A general rule of marketing is "The more noise they
make, the less they have to crow about." Who makes the most noise
about "innovation"? I bet you can guess....
Every day I get virtually snowed under by blizzards of press
releases. (I'm not sure that email is better than paper, because I
could burn paper for heat, or compost it. Happy red worms like
paper and break it down fast.) A few of them actually have
something to do with Linux and FOSS. The rest are horrid
collections of buzzwords, broken HTML, political foamings, spam,
and irrelevant whatevers.
For a long time the favorite buzzword was "paradigm." Remember
all those paradigm shifts? There was a bit of humor value because
none of them used the word correctly. (Wikipedia has an excellent article and
definition.) But it got boring after the thousandth dopey
repetition. Finally it died out, as these things do, and its
replacement was "innovation". Now there is a perfectly good word
that does not deserve to be abused in this fashion, but marketers
are ruthless and without conscience when it comes to word
abuse.
Let us turn again to Wikipedia to learn what innovation is:
"In
economics the change must increase value, customer value, or
producer value. The goal of innovation is positive change, to make
someone or something better. Innovation leading to increased
productivity is the fundamental source of increasing wealth in an
economy."
I'd say that disqualifies 98% (I'm being conservative here,
mustn't be too harsh) of everything in proprietary tech that is
touted as "innovative".
Windows 7 Starter Edition? If you count advances in crippleware
as innovative then it qualifies. (What do you call an advance in
going backwards?)
Though it has slimmed down considerably; Vista sucked up about
15 gigabytes of disk space without giving you any actual
functionality, and Windows 7 has been whittled
down to about 5 GB, still without any actual functionality. In
comparison, my main workstation runs Kubuntu, which occupies about
8 GB. That includes KDE3 and 4, Gnome, IceWM, Fluxbox, and several
other graphical environments, OpenOffice, KOffice, and other office
suites and apps, games, all kinds of audio, graphics, and video
editing apps, a big wad of file-web-mail-terminal-VoIP servers, a
complete build environment, several kernel trees, astronomy apps,
and dozens of other apps I installed, tested, and forgot about. The
one thing I'm missing is a feeling of deprivation.

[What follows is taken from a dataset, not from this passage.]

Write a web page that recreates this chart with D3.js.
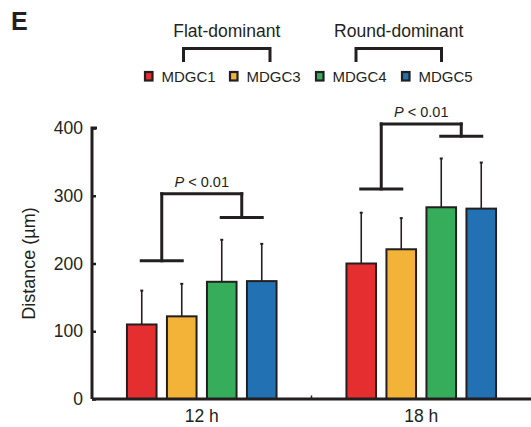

Trusted Computing? The concept is rather innovative, in a
Bizarro world kind of way-- instead of fixing their
malware-friendly junkware, Microsoft wants end-to-end control of
all computing. I'm not clear on how this will fix anything, but I
give them a few points for big brass chutzpah. Which, when you peel
away all the noise, is the only thing Microsoft really has going
for it.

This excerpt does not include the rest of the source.